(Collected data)
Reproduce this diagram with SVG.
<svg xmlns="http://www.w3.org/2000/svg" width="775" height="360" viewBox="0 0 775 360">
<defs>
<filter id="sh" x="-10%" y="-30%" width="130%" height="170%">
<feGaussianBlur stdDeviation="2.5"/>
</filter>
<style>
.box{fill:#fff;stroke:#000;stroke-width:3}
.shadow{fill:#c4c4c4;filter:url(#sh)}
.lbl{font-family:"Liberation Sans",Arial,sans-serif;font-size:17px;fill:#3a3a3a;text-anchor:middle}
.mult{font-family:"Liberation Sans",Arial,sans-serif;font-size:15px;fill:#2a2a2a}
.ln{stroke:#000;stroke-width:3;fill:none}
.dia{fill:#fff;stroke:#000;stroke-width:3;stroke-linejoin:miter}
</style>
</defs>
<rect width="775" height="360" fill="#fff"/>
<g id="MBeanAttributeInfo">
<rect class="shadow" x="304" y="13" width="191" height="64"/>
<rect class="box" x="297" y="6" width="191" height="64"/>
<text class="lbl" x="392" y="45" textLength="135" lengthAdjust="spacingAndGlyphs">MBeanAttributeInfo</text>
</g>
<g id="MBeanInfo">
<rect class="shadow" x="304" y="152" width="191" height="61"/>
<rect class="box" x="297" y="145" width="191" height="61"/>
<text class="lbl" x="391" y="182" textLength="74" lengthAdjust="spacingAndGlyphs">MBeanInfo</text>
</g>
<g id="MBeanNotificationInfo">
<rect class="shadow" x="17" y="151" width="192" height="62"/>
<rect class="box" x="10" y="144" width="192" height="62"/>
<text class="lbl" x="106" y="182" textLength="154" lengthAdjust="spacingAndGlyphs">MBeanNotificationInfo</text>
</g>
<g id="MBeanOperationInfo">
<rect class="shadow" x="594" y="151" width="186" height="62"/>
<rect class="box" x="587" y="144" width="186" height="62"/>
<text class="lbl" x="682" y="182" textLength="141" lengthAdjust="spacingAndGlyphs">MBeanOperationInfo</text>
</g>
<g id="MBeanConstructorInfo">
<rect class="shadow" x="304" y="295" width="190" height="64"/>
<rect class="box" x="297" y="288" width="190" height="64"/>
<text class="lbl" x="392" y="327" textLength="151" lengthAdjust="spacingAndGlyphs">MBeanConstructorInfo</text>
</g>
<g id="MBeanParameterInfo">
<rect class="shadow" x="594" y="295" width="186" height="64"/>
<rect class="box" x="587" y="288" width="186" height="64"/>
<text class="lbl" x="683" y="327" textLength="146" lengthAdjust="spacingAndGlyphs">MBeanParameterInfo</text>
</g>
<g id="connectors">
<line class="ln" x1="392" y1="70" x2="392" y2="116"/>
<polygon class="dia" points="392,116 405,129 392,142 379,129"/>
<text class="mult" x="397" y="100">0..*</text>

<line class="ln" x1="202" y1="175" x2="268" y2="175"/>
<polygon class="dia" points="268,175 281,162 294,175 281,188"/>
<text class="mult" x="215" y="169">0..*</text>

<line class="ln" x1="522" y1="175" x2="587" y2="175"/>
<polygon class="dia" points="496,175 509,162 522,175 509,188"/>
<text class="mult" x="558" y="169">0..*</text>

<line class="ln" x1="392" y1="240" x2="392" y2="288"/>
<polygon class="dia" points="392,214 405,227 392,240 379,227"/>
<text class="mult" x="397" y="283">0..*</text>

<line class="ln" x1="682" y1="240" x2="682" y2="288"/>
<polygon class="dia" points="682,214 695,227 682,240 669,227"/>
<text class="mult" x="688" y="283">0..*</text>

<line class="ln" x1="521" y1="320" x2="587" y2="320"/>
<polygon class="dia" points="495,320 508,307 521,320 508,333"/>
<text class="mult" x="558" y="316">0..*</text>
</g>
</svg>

--

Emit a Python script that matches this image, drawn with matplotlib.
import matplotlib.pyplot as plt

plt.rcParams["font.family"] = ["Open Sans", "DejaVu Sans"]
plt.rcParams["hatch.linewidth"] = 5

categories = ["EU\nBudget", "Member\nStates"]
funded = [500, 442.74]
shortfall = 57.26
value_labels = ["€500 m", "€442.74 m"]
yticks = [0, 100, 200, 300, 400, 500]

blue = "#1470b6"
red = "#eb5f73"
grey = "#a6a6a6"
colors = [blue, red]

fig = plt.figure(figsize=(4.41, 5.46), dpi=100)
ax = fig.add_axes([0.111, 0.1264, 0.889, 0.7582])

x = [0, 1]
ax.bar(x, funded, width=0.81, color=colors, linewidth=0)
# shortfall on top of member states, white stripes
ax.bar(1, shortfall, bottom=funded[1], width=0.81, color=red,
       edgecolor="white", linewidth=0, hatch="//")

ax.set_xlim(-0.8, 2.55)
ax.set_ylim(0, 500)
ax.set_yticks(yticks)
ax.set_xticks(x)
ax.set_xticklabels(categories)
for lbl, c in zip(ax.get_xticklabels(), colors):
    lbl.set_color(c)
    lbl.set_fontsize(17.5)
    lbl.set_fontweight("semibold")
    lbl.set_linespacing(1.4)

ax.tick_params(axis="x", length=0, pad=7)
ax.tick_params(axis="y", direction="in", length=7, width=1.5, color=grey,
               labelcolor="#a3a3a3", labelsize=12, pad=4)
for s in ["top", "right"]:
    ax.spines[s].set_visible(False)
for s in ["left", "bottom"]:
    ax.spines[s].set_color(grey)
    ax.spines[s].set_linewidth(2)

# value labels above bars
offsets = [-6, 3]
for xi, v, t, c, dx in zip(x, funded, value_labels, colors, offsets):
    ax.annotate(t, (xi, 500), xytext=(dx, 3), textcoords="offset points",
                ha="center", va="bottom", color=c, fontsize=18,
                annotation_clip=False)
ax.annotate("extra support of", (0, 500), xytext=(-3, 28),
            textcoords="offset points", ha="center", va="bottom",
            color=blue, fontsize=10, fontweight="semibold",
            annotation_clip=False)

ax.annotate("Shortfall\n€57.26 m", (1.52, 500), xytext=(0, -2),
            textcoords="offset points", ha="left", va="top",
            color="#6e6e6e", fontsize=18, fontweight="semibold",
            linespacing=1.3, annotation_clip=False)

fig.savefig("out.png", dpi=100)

## Prompt
Please list every line of the records that contains "matplotlib".

## Expected output
Emit a Python script that matches this image, drawn with matplotlib.
import matplotlib.pyplot as plt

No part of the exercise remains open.